-------- Given material

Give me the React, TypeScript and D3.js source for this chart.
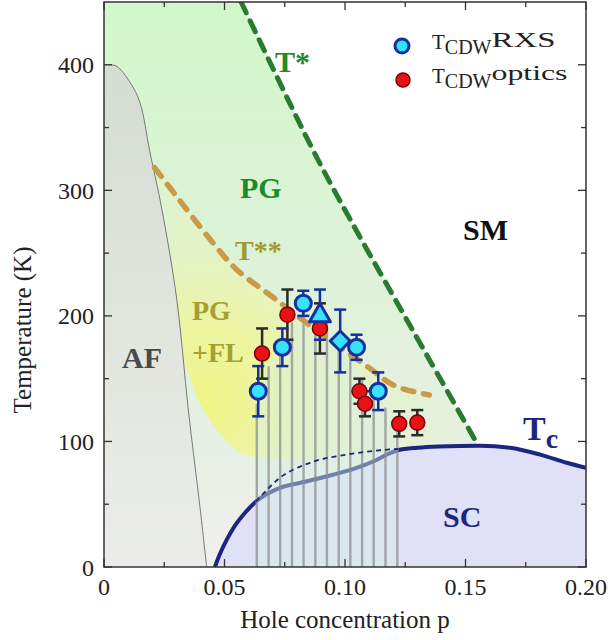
import React from 'react';
import * as d3 from 'd3';

// ---------- data ----------
const rxsP = [0.064, 0.074, 0.0827, 0.1048, 0.1138];
const rxsT = [140, 175, 210, 175, 140];
const rxsErr = [20, 15, 10, 10, 15];
const triP = [0.0896];
const triT = [201];
const triErr = [20];
const diaP = [0.098];
const diaT = [180];
const diaErr = [25];
const optP = [0.0656, 0.0761, 0.0896, 0.106, 0.1083, 0.1225, 0.130];
const optT = [170, 201, 190, 140, 130, 114, 115];
const optErr = [20, 20, 20, 10, 10, 10, 10];

// sample doping lines and their heights
const sampleP = [0.0634, 0.0683, 0.0731, 0.078, 0.0828, 0.0877, 0.0925, 0.0974, 0.1022, 0.1071, 0.1119, 0.1168, 0.1217];
const sampleTop = [130, 160, 172, 195, 205, 205, 195, 180, 168, 150, 138, 127, 110];

// T* line
const tStarP = [0.0569, 0.0862, 0.1021, 0.12, 0.1318, 0.1552];
const tStarT = [450, 334, 277, 216, 176, 97];
// T** line
const tSSP = [0.021, 0.031, 0.044, 0.055, 0.070, 0.09, 0.109, 0.12, 0.13, 0.135];
const tSST = [318, 293, 261, 237, 215, 186, 160, 145, 139, 137];
// Neel line (AF)
const tnP = [0, 0.005, 0.0108, 0.0149, 0.019, 0.024, 0.0302, 0.035, 0.0398, 0.0426];
const tnT = [400, 399, 386, 370, 331, 285, 213, 125, 48, 0];
// Tc (actual, with plateau)
const tcP = [0.046, 0.048, 0.051, 0.054, 0.058, 0.063, 0.073, 0.0813, 0.095, 0.1048, 0.1117, 0.1173, 0.122, 0.13, 0.139, 0.156, 0.1685, 0.181, 0.192, 0.20];
const tcT = [0, 10, 22, 32, 42, 52, 63, 67, 73.5, 79, 84, 89.5, 93, 95, 96, 96.6, 95, 89.5, 83, 79];
// ideal dome (dashed)
const tcIdP = [0.063, 0.073, 0.0855, 0.1007, 0.1145, 0.122];
const tcIdT = [52, 71, 83, 89.5, 93, 94];
// lower boundary of PG+FL region
const flLowP = [0.155, 0.13, 0.11, 0.09, 0.07, 0.058, 0.049, 0.040, 0.034, 0.030, 0.026, 0.021];
const flLowT = [97, 93, 89, 86, 86, 90, 104, 130, 160, 190, 250, 318];

const xTicks = [0, 0.05, 0.1, 0.15, 0.2];
const xTickLabels = ['0', '0.05', '0.10', '0.15', '0.20'];
const xMinor = [0.025, 0.075, 0.125, 0.175];
const yTicks = [0, 100, 200, 300, 400];
const yMinor = [50, 150, 250, 350];

const FONT = '"Liberation Serif", "Times New Roman", serif';

export default function App() {
  const x = d3.scaleLinear().domain([0, 0.2]).range([104, 586]);
  const y = d3.scaleLinear().domain([0, 450]).range([567, 2]);
  const X0 = x(0), X1 = x(0.2), Y0 = y(0), Y1 = y(450);

  const curve = (ps: number[], ts: number[], c: any = d3.curveCatmullRom) =>
    d3.line<number>().x(i => x(ps[i])).y(i => y(ts[i])).curve(c)(ps.map((_, i) => i)) as string;
  const cont = (d: string) => d.replace(/^M/, 'L');

  const pgPath = `M${X0},${Y0} L${X0},${Y1} ` + cont(curve(tStarP, tStarT)) + ` L${x(0.1552)},${Y0} Z`;
  const tStarSplitP = [0.147, 0.1552];
  const tStarSplitT = [125, 97];
  const flPath = curve(tSSP, tSST) + ' ' + cont(curve(tStarSplitP, tStarSplitT, d3.curveLinear)) + ' ' + cont(curve(flLowP, flLowT)) + ' Z';
  const afPath = `M${X0},${Y0} ` + cont(curve(tnP, tnT)) + ' Z';
  const tcPath = curve(tcP, tcT, d3.curveMonotoneX);
  const scPath = tcPath + ` L${X1},${Y0} L${x(0.046)},${Y0} Z`;
  const last = sampleP.length - 1;
  const overlayPath = `M${x(sampleP[0]) - 1},${Y0} ` + sampleP.map((p, i) => `L${x(p) - (i === 0 ? 1 : 0)},${y(sampleTop[i])}`).join(' ') + ` L${x(sampleP[last]) + 1},${y(sampleTop[last])} L${x(sampleP[last]) + 1},${Y0} Z`;

  const tri = d3.symbol().type(d3.symbolTriangle).size(190)() as string;
  const dia = d3.symbol().type(d3.symbolSquare).size(200)() as string;

  const errBar = (p: number, t: number, e: number, color: string, k: string) => (
    <g key={k} stroke={color} strokeWidth={2.5}>
      <line x1={x(p)} x2={x(p)} y1={y(t - e)} y2={y(t + e)} />
      <line x1={x(p) - 6} x2={x(p) + 6} y1={y(t + e)} y2={y(t + e)} />
      <line x1={x(p) - 6} x2={x(p) + 6} y1={y(t - e)} y2={y(t - e)} />
    </g>
  );

  const navy = '#1c2680';
  const cyan = '#36e2ff';
  const blueEdge = '#1530a0';
  const red = '#e81212';
  const redEdge = '#7a0000';

  return (
    <svg width={611} height={640} style={{ position: 'absolute', left: 0, top: 0, background: '#fff' }} fontFamily={FONT}>
      <defs>
        <clipPath id="plot"><rect x={X0} y={Y1} width={X1 - X0} height={Y0 - Y1} /></clipPath>
        <linearGradient id="pgGrad" gradientUnits="userSpaceOnUse" x1={0} y1={Y1} x2={0} y2={Y0}>
          <stop offset="0" stopColor="#d2f7cb" />
          <stop offset="0.5" stopColor="#def2d8" />
          <stop offset="0.8" stopColor="#e8efe4" />
          <stop offset="1" stopColor="#f0f0ee" />
        </linearGradient>
        <radialGradient id="flGrad" gradientUnits="userSpaceOnUse" cx={205} cy={400} r={260}>
          <stop offset="0" stopColor="#f0f580" stopOpacity={0.95} />
          <stop offset="0.3" stopColor="#eef59a" stopOpacity={0.85} />
          <stop offset="0.6" stopColor="#e8f3bc" stopOpacity={0.55} />
          <stop offset="1" stopColor="#e0f3d0" stopOpacity={0.2} />
        </radialGradient>
        <linearGradient id="afGrad" gradientUnits="userSpaceOnUse" x1={0} y1={y(400)} x2={0} y2={Y0}>
          <stop offset="0" stopColor="#d5dcd2" />
          <stop offset="0.5" stopColor="#e0e5dd" />
          <stop offset="1" stopColor="#ebecea" />
        </linearGradient>
      </defs>

      <g clipPath="url(#plot)">
        <path d={pgPath} fill="url(#pgGrad)" />
        <path d={flPath} fill="url(#flGrad)" />
        <path d={afPath} fill="url(#afGrad)" />
        <path d={scPath} fill="#e0e0f6" />
        <path d={curve(tnP, tnT)} fill="none" stroke="#777" strokeWidth={1} />
        <path d={tcPath} fill="none" stroke={navy} strokeWidth={4} />
        <path d={overlayPath} fill="#d4efe6" opacity={0.45} />
        {sampleP.map((p, i) => (
          <line key={'s' + i} x1={x(p)} x2={x(p)} y1={Y0} y2={y(sampleTop[i])} stroke="#8c8c8c" strokeWidth={2.4} opacity={0.72} />
        ))}
        <path d={curve(tcIdP, tcIdT, d3.curveMonotoneX)} fill="none" stroke={navy} strokeWidth={1.8} strokeDasharray="5 4" />
        <path d={curve(tSSP, tSST)} fill="none" stroke="#c99a48" strokeWidth={5.5} strokeDasharray="11 10" strokeLinecap="round" />
        <path d={curve(tStarP, tStarT)} fill="none" stroke="#2a7a30" strokeWidth={5} strokeDasharray="12 9" strokeLinecap="round" />

        {optP.map((p, i) => errBar(p, optT[i], optErr[i], '#2a2a2a', 'oe' + i))}
        {rxsP.map((p, i) => errBar(p, rxsT[i], rxsErr[i], blueEdge, 're' + i))}
        {triP.map((p, i) => errBar(p, triT[i], triErr[i], blueEdge, 'te' + i))}
        {diaP.map((p, i) => errBar(p, diaT[i], diaErr[i], blueEdge, 'de' + i))}
        {rxsP.map((p, i) => (
          <circle key={'r' + i} cx={x(p)} cy={y(rxsT[i])} r={8} fill={cyan} stroke={blueEdge} strokeWidth={3} />
        ))}
        {optP.map((p, i) => (
          <circle key={'o' + i} cx={x(p)} cy={y(optT[i])} r={7.5} fill={red} stroke={redEdge} strokeWidth={1.5} />
        ))}
        {triP.map((p, i) => (
          <path key={'t' + i} d={tri} transform={`translate(${x(p)},${y(triT[i]) + 1})`} fill={cyan} stroke={blueEdge} strokeWidth={3} strokeLinejoin="round" />
        ))}
        {diaP.map((p, i) => (
          <path key={'d' + i} d={dia} transform={`translate(${x(p)},${y(diaT[i])}) rotate(45)`} fill={cyan} stroke={blueEdge} strokeWidth={3} strokeLinejoin="round" />
        ))}
      </g>

      {/* region labels */}
      <g fontWeight="bold">
        <text x={275} y={72} fontSize={30} fill="#1f8a2a">T*</text>
        <text x={240} y={198} fontSize={30} fill="#1f8a2a">PG</text>
        <text x={463} y={240} fontSize={30} fill="#111">SM</text>
        <text x={235} y={260} fontSize={28} fill="#a09a30">T**</text>
        <text x={192} y={320} fontSize={28} fill="#a3a030">PG</text>
        <text x={192} y={362} fontSize={28} fill="#a3a030">+FL</text>
        <text x={122} y={368} fontSize={30} fill="#4a4a4a">AF</text>
        <text x={443} y={527} fontSize={30} fill={navy}>SC</text>
        <text x={523} y={440} fontSize={34} fill={navy}>T<tspan fontSize={28} dy={8}>c</tspan></text>
      </g>

      {/* legend */}
      <circle cx={402} cy={46} r={7} fill={cyan} stroke={blueEdge} strokeWidth={3} />
      <circle cx={403} cy={80} r={7} fill={red} stroke={redEdge} strokeWidth={1.5} />
      <text x={432} y={49} fontSize={21} fill="#222">T<tspan fontSize={20} dy={5}>CDW</tspan><tspan fontSize={21} dy={-7} textLength={64} lengthAdjust="spacingAndGlyphs">RXS</tspan></text>
      <text x={432} y={83} fontSize={21} fill="#222">T<tspan fontSize={20} dy={5}>CDW</tspan><tspan fontSize={22} dy={-8} textLength={76} lengthAdjust="spacingAndGlyphs">optics</tspan></text>

      {/* axes frame */}
      <rect x={X0} y={Y1} width={X1 - X0} height={Y0 - Y1} fill="none" stroke="#333" strokeWidth={1.5} />
      <g stroke="#333" strokeWidth={1.3}>
        {xTicks.map((t, i) => (
          <g key={'xt' + i}>
            <line x1={x(t)} x2={x(t)} y1={Y0} y2={Y0 - 8} />
            <line x1={x(t)} x2={x(t)} y1={Y1} y2={Y1 + 8} />
          </g>
        ))}
        {xMinor.map((t, i) => (
          <g key={'xm' + i}>
            <line x1={x(t)} x2={x(t)} y1={Y0} y2={Y0 - 5} />
            <line x1={x(t)} x2={x(t)} y1={Y1} y2={Y1 + 5} />
          </g>
        ))}
        {yTicks.map((t, i) => (
          <g key={'yt' + i}>
            <line x1={X0} x2={X0 + 8} y1={y(t)} y2={y(t)} />
            <line x1={X1} x2={X1 - 8} y1={y(t)} y2={y(t)} />
          </g>
        ))}
        {yMinor.map((t, i) => (
          <g key={'ym' + i}>
            <line x1={X0} x2={X0 + 5} y1={y(t)} y2={y(t)} />
            <line x1={X1} x2={X1 - 5} y1={y(t)} y2={y(t)} />
          </g>
        ))}
      </g>
      <g fontSize={24} fill="#222">
        {xTicks.map((t, i) => (
          <text key={'xl' + i} x={x(t)} y={595} textAnchor="middle">{xTickLabels[i]}</text>
        ))}
        {yTicks.map((t, i) => (
          <text key={'yl' + i} x={94} y={y(t) + 8.5} textAnchor="end">{t}</text>
        ))}
      </g>
      <text x={345} y={628} fontSize={25} textAnchor="middle" fill="#222">Hole concentration p</text>
      <text transform="translate(31,330) rotate(-90)" fontSize={25} textAnchor="middle" fill="#222">Temperature (K)</text>
    </svg>
  );
}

----------------

From the opening line of the listing above through the line bearing "138, 127, 110];", repeat each line exactly. Drop every picture.

Give me the React, TypeScript and D3.js source for this chart.
import React from 'react';
import * as d3 from 'd3';

// ---------- data ----------
const rxsP = [0.064, 0.074, 0.0827, 0.1048, 0.1138];
const rxsT = [140, 175, 210, 175, 140];
const rxsErr = [20, 15, 10, 10, 15];
const triP = [0.0896];
const triT = [201];
const triErr = [20];
const diaP = [0.098];
const diaT = [180];
const diaErr = [25];
const optP = [0.0656, 0.0761, 0.0896, 0.106, 0.1083, 0.1225, 0.130];
const optT = [170, 201, 190, 140, 130, 114, 115];
const optErr = [20, 20, 20, 10, 10, 10, 10];

// sample doping lines and their heights
const sampleP = [0.0634, 0.0683, 0.0731, 0.078, 0.0828, 0.0877, 0.0925, 0.0974, 0.1022, 0.1071, 0.1119, 0.1168, 0.1217];
const sampleTop = [130, 160, 172, 195, 205, 205, 195, 180, 168, 150, 138, 127, 110];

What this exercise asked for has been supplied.